Lets play a little game here.  Everyone stand, we'll ask a question, and if you get it wrong you can sit.  The last person standing wins, got it?  Okay, here is the question.

Who, out of all the interim coaches currently in the NBA, is most likely not to be resigned by their team?

For the 98.9% of you who said Don Chaney of the New York Knicks, you can now sit.  The Knicks will announce as early as today that Chaney will receive a contract extension that will see him remain at the helm next season, according to Steve Popper of the New York Times.

The move comes to a shock to most, perhaps even to Chaney himself who said that he believed the Knicks would have to make the playoffs for him to have a chance of being retained.  But instead he is 11-27, many saying he was put in an impossible situation after Jeff Van Gundy bailed (Knicks were 10-9 at the time), and the Knicks look certain to miss the playoffs for the first time in 15 years.
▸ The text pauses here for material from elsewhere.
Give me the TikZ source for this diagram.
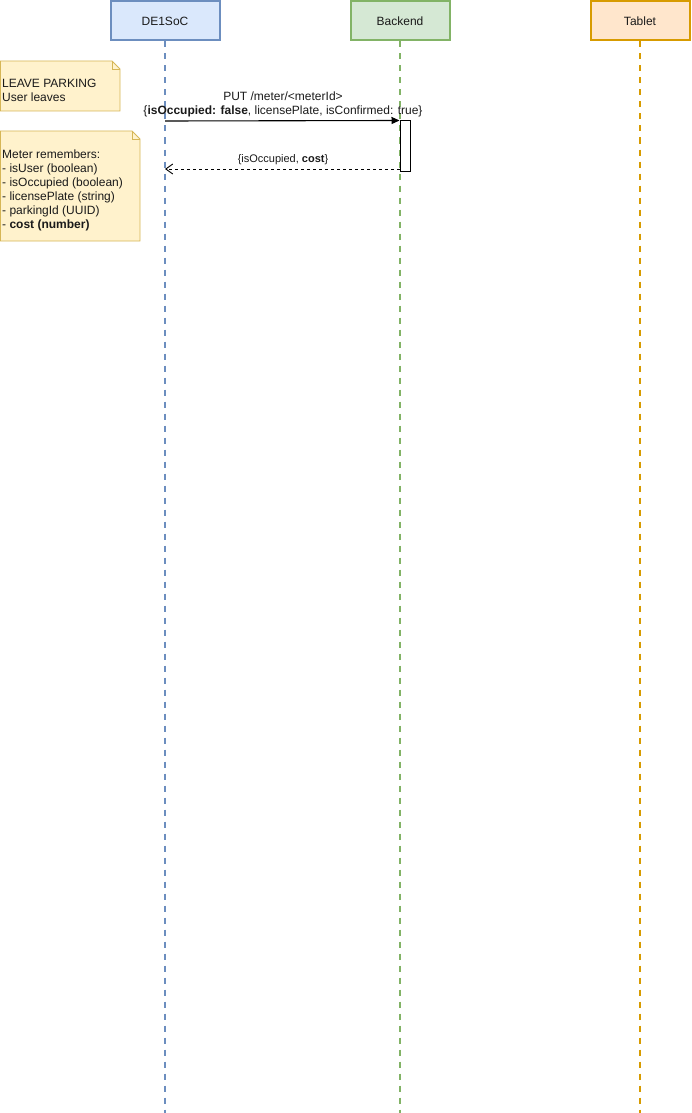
\documentclass[tikz,border=0pt]{standalone}
\usepackage{fontspec}
\setmainfont{Liberation Sans}
\usetikzlibrary{arrows.meta,shapes.misc}
\definecolor{bfill}{HTML}{DAE8FC}\definecolor{bline}{HTML}{6C8EBF}
\definecolor{gfill}{HTML}{D5E8D4}\definecolor{gline}{HTML}{82B366}
\definecolor{ofill}{HTML}{FFE6CC}\definecolor{oline}{HTML}{D79B00}
\definecolor{nfill}{HTML}{FFF2CC}\definecolor{nline}{HTML}{D6B656}
\definecolor{txt}{HTML}{1A1A1A}
\tikzset{
  actor/.style={draw, line width=2pt, minimum width=109pt, minimum height=39pt, inner sep=0pt, font=\fontsize{12}{14}\selectfont, text=txt},
  lifeline/.style={dash pattern=on 6pt off 6pt, line width=1.6pt},
  notetext/.style={anchor=north west, align=left, inner sep=0pt, font=\fontsize{12}{14}\selectfont, text=txt},
  msglabel/.style={align=center, inner sep=0pt, font=\fontsize{12}{14}\selectfont, text=txt},
}
\begin{document}
\begin{tikzpicture}[x=1pt,y=-1pt]
\useasboundingbox (0,0) rectangle (692,1113);
% actors
\node[actor, fill=bfill, draw=bline, minimum width=109pt] (de) at (165,21) {DE1SoC};
\node[actor, fill=gfill, draw=gline, minimum width=99pt] (be) at (400,21) {Backend};
\node[actor, fill=ofill, draw=oline, minimum width=99pt] (tab) at (640,21) {Tablet};
% lifelines
\coordinate (deE) at (165,1113);
\coordinate (beE) at (400,1113);
\coordinate (tabE) at (640,1113);
\draw[lifeline, draw=bline] (de.south) -- (deE);
\draw[lifeline, draw=gline] (be.south) -- (beE);
\draw[lifeline, draw=oline] (tab.south) -- (tabE);
% notes
\draw[fill=nfill, draw=nline, line width=0.9pt] (0.5,61) -- (112,61) -- (120,69) -- (120,111) -- (0.5,111) -- cycle;
\draw[draw=nline, line width=0.9pt] (112,61) -- (112,69) -- (120,69);
\node[notetext] (n1) at (2,79) {LEAVE PARKING\\User leaves};
\draw[fill=nfill, draw=nline, line width=0.9pt] (0.5,131) -- (132,131) -- (140,139) -- (140,241) -- (0.5,241) -- cycle;
\draw[draw=nline, line width=0.9pt] (132,131) -- (132,139) -- (140,139);
\node[notetext] (n2) at (2,150) {Meter remembers:\\- isUser (boolean)\\- isOccupied (boolean)\\- licensePlate (string)\\- parkingId (UUID)\\- \textbf{cost (number)}};
% activation
\node[draw, fill=white, line width=1pt, minimum width=10pt, minimum height=50pt, inner sep=0pt] (act) at (405,146) {};
% messages
\coordinate (m1s) at (165,121);
\draw[line width=1.1pt, -{Triangle[length=8pt,width=7pt]}] (m1s) -- (act.north west);
\node[msglabel] (l1) at (283,104) {PUT /meter/<meterId>\\\{\textbf{isOccupied: false}, licensePlate, isConfirmed: true\}};
\coordinate (m2e) at (165,169);
\draw[line width=0.9pt, dash pattern=on 3pt off 3pt, -{Straight Barb[length=7pt,width=10pt]}] (act.south west |- m2e) -- (m2e);
\node[msglabel, font=\fontsize{11}{13}\selectfont] (l2) at (283,160) {\{isOccupied, \textbf{cost}\}};
\end{tikzpicture}
\end{document}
"Since I became the coach, no one in management has come to me and said what I have to do to keep my job," Chaney said last week. "But when I took over, I believed we would have to make the playoffs for me to keep my job. But management has not told me that, and I appreciate that they have not put that pressure on me."

The players all like Chaney, even if they do not respond to him the majority of the time.  Chaney is the exact opposite of Van Gundy, allowing the players to take more responsibility rather than JVG's constant riding of the players.  Thus far this hasn't worked, but how different would the results be if he had a full training camp to instill his philosophies?  We'll now get that opportunity to see.

"I don't think people really feel like it's Don's fault," Latrell Sprewell said. "And I would agree with that: it's not his fault. He was just placed in a tough situation."

With GM Scott Layden in China last week scouting the 7-foot-6 center Yao Ming, it is unsure when Chaney would have actually been told of his job security.  James L. Dolan, the chairman of Madison Square Garden, met with Chaney for about 30 minutes after Sunday's loss to the Spurs and may have told him of the decision at that time, Popper writes, but with Layden the team's General Manager you'd think that the two would have discussed this previously.